Enquanto no Brasil o debate em torno do fim do voto secreto no Congresso se arrasta há mais de uma década, nos parlamentos das democracias ocidentais, com raras exceções – Portugal é uma delas –, prevalece o voto aberto nos parlamentos, inclusive para as decisões sobre cassações e impugnações de mandatos. Com frequência, o sigilo está restrito às eleições de presidentes das casas legislativas. Nos Estados Unidos, por exemplo, mesmo com a previsão de sessões fechadas, sem a presença da imprensa e do público, para casos de segurança nacional e de impeachment presidencial, a votação, neste caso, é aberta. Foi o que ocorreu em 1999 no julgamento do democrata Bill Clinton, quando foram registrados inclusive votos de republicanos favoráveis à absolvição dele.
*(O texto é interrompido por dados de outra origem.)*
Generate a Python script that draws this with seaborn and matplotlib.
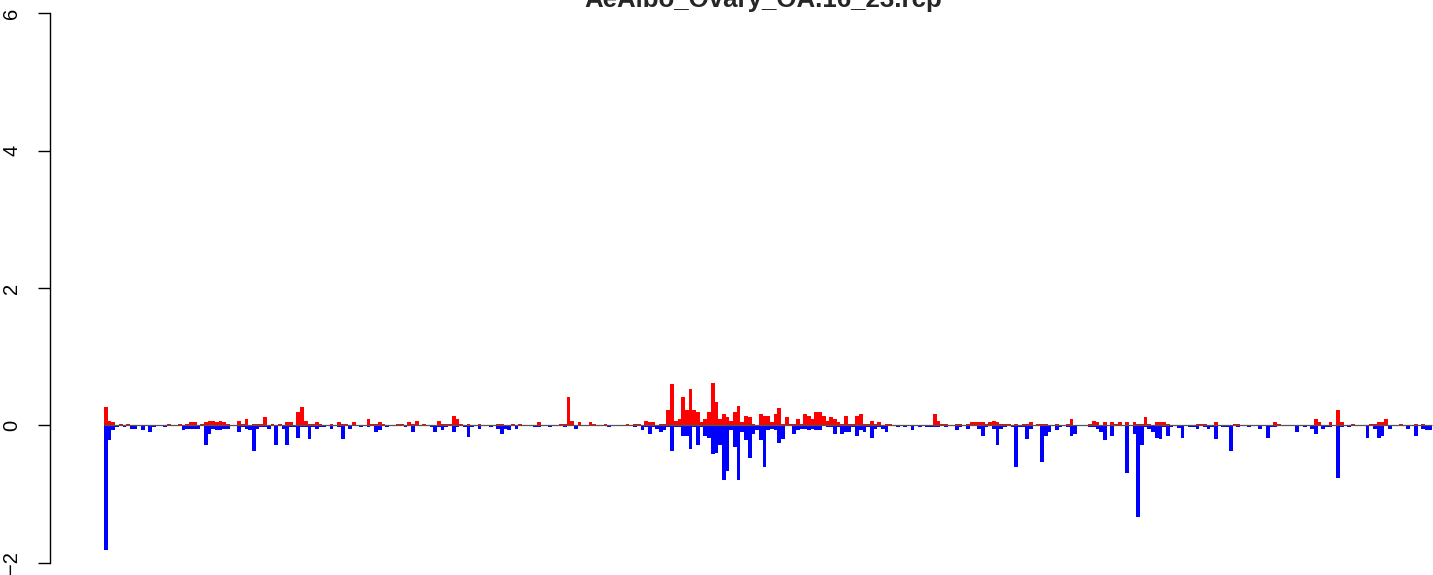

Da mesma forma, na Dinamarca, sessões que conduzem debates sigilosos não impedem que, no momento da deliberação, os eleitores conheçam o posicionamento de seus representantes, com sessões públicas e votos abertos.
Reino Unido, Canadá, Suécia, Alemanha, França e Finlândia são democracias onde os debates e votações nos parlamentos são abertos e só há sigilo na eleição dos comandos das casas. Alguns países, como a Bélgica e a Itália, preveem sigilo do voto quando deputados deliberam sobre nomeações e indicações. Mais próximo da tradição brasileira, Portugal mantém em segredo, além das eleições das mesas diretoras e das indicações e nomeações, decisões sobre a suspensão de processo criminal contra membros do governo.
No Brasil, há quatro situações em que a Constituição Federal ou o regimento interno da Câmara e do Senado preveem o voto secreto. Entre eles, o mais polêmico é o da cassação de mandatos de parlamentares condenados por crimes, como foi o caso de Natan Donadon (ex-PMDB-RO). Diante da dificuldade em julgar os seus pares com equilíbrio, há quem avalie que essa função deva ser atribuição da Justiça. “Quando se trata de julgar pares, o caso deveria ir à Justiça, pois, ou há pressões corporativas que levam para a pizza, ou há pressões espúrias do que se propala como politicamente correto, que leva a punir sobre qualquer coisa que apareça como corrupção na mídia, onde há tendência clara de associar política com corrupção”, avalia o cientista político e professor emérito da Universidade Federal de Minas Gerais (UFMG) Fábio Wanderley Reis.
Os constituintes de 1988, ao estabelecer o voto secreto para as cassações de mandato, acreditaram que deputados e senadores atuariam como juízes, sem a pressão da mídia e da opinião pública. “A prática demonstrou o contrário”, afirma o advogado, pesquisador de direito constitucional e consultor da Câmara dos Deputados, Roberto Carlos Martins Pontes. “O espírito corporativo tem falado mais alto e esse princípio da isenção que norteou os constituintes, assim como o voto secreto como forma de proteger a opinião dos deputados, foi rejeitado pela realidade”, acrescenta ele, autor do estudo Voto secreto nos parlamentos.
No contexto do presidencialismo brasileiro de grande peso do Executivo, não são poucos os que defendem voto secreto para o caso de vetos presidenciais, quando ele funcionaria como defesa do parlamentar. “No caso dos vetos, tenho dúvidas sobre em que situação o interesse público prevaleceria mais, se com o voto aberto ou secreto”, analisa Martins Pontes.